Vinicius Júnior já foi alvo de atos racistas pelo menos nove vezes na temporada 2022/23. Por meio das redes sociais, o cria da base do Flamengo até compilou os ataques em um vídeo, cobrando punições aos torcedores rivais. O jogador brasileiro, entretanto, não é o único negro do Real Madrid, que também conta com Éder Militão, Rodrygo, Camavinga e Rudiger, por exemplo.
Para o jornalista espanhol Juan Castro, o craque é “perseguido” porque é o principal atleta da equipe e não costuma levar desaforo para casa. “Porque o Vini é muito protagonista no time, é um dos melhores jogadores do mundo. Além disso, sua atitude é sempre de confrontar o público adversário, está sempre falando com os torcedores. Os rivais também batem muito nele, ele é sempre o foco”, analisou.
Preconceito no futebol europeu
Última torcida a proferir insultos discriminatórios contra Vinicius Júnior, os valencianos colecionam um histórico problemático. Em 1992, torcedores abriram uma bandeira nazista antes de um jogo contra o Albacete – o técnico do time, o holandês Guus Hiddink, fez a arbitragem retirar o objeto. O preconceito, entretanto, não se restringe ao Valencia. Em 1997, o lateral esquerdo Roberto Carlos, então no Real Madrid, foi chamado de “macaco” por torcedores do Barcelona. Já Daniel Alves, ídolo dos catalães, viu um homem atirar uma banana em sua direção durante o duelo contra o Villarreal, em 2014 – o ala comeu a fruta em seguida. Apesar dos casos recorrentes, as autoridades espanholas nunca tomaram uma postura tão incisiva como a do episódio envolvendo Vini.
O racismo no futebol europeu, vale ressaltar, não ocorre apenas na Espanha. Na Itália, o zagueiro senegalês Kalidou Koulibaly, um dos ídolos do Napoli, já sofreu racismo em partida da Série A. Na Rússia, o atacante brasileiro Hulk, então no Zenit, também ouviu cânticos preconceituosos. Até os ingleses Bukayo Saka, Jadon Sancho e Marcus Rashford foram discriminados após o “English Team” perder a Eurocopa 2020 para a Itália, em Wembley. Nos países periféricos do Velho Continente, a situação não é diferente.

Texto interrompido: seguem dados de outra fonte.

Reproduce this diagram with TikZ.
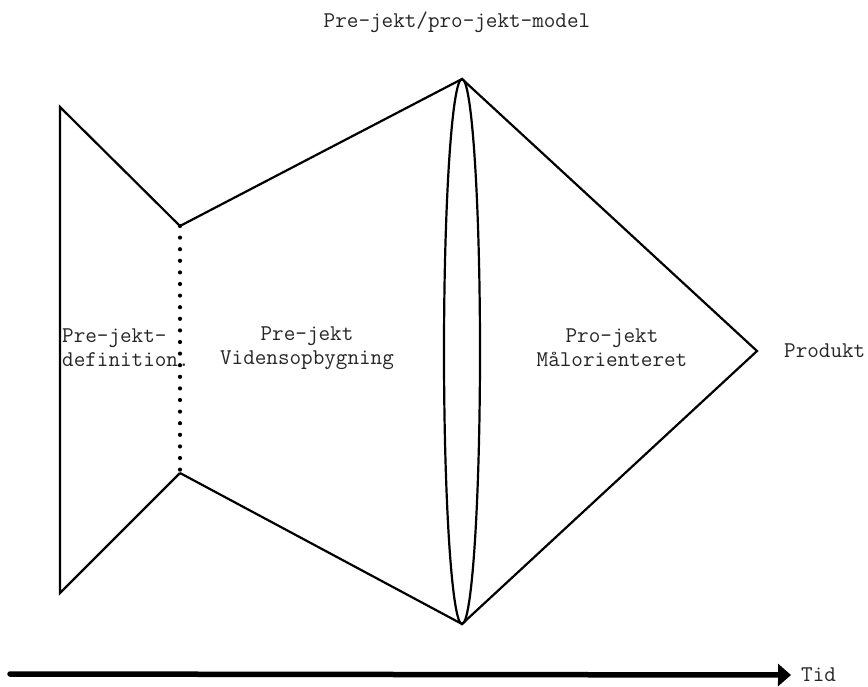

Em contato com a reportagem do site da Jovem Pan, o ex-jogador brasileiro Cesinha também afirmou que viu de perto uma situação quando atuava na Macedônia do Norte. “Eu presenciei alguns casos de racismo com os meus companheiros de time. Em uma partida pela liga da Macedônia, um torcedor imitou macaco e fazia um gesto como se estivesse comendo banana em provocação ao Washington, um brasileiro que jogava junto comigo na época.
Teve um outro caso jogando contra a equipe do Renova, de origem albanesa, em que um atleta adversário chamou um outro companheiro meu, o Georges, de ‘macaco’ e desferiu uma cusparada nele”, contou. “Na época [2013] não houve nenhum tipo de campanha, nem por parte dos clubes ou da federação local”, arrematou.